Simultaneamente, a cidade foi adaptada, pegando um pedaço da calçada e deixando faixas de travessia mais nítidas. Os estacionamentos das bicicletas que foram instalados não ocupam tanto espaço, e podem ser instalados em qualquer lugar. Onde não há calçada para o Bicing, pega-se um pedaço do estacionamento da rua, como nessa foto:
Tem de ser barato - para o governo e o cidadão
O Bicing, ao contrário dos sistemas franceses, só funciona para moradores de Barcelona. Você compra um cartão (magnético, com RFID), paga uma anuidade de 30 Euros (R$ 72), associa a conta a um cartão de crédito e tem o direito a pegar quantas bicicletas quiser, desde que devolva no tempo certo. No início, para popularizar o sistema, a assinatura anual custava módicos 6 Euros.

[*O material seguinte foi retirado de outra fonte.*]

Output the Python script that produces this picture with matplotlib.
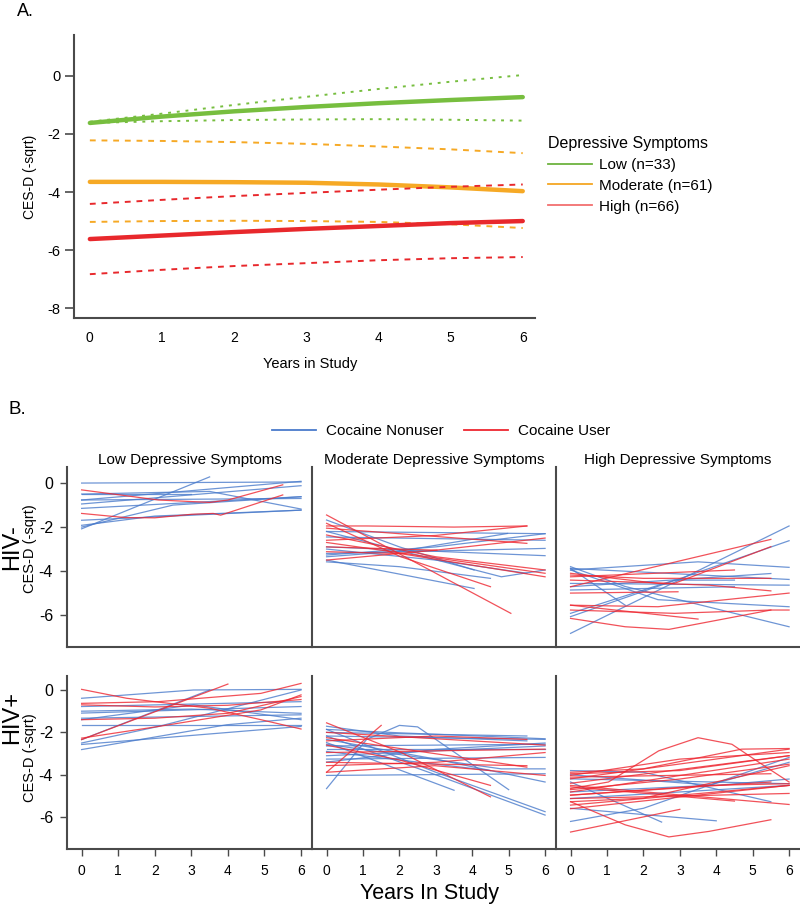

É claro que, pelo custo de funcionamento, vê-se que o sistema não foi feito para dar lucro. Quem administra o sistema é uma gigante da publicidade outdoor na Europa, a ClearChannel, que criou o primeiro dos sistemas de aluguel de bicicleta em Rennes, na França, em 2001. O governo paga 2,13 milhões de Euros (R$ 5,14 milhões) por ano ao Clear Channel, e o dinheiro vem todo do Detran/CET local: os carros pagam multas por estacionar em lugar proibido, a grana vai para bicicletas.E R$ 5,14 milhões é pouco mais de 1% do que a CET arrecada em multas na cidade de São Paulo.
Há uma opção ainda de não pagar coisa alguma à empresa que administra o sistema das bicicletas: atualmente Barcelona considera liberar as estações e bicicletas para publicidade, podendo, ao invés de gastar dinheiro, ganhar com as bicicletas ao custo de alguma poluição visual.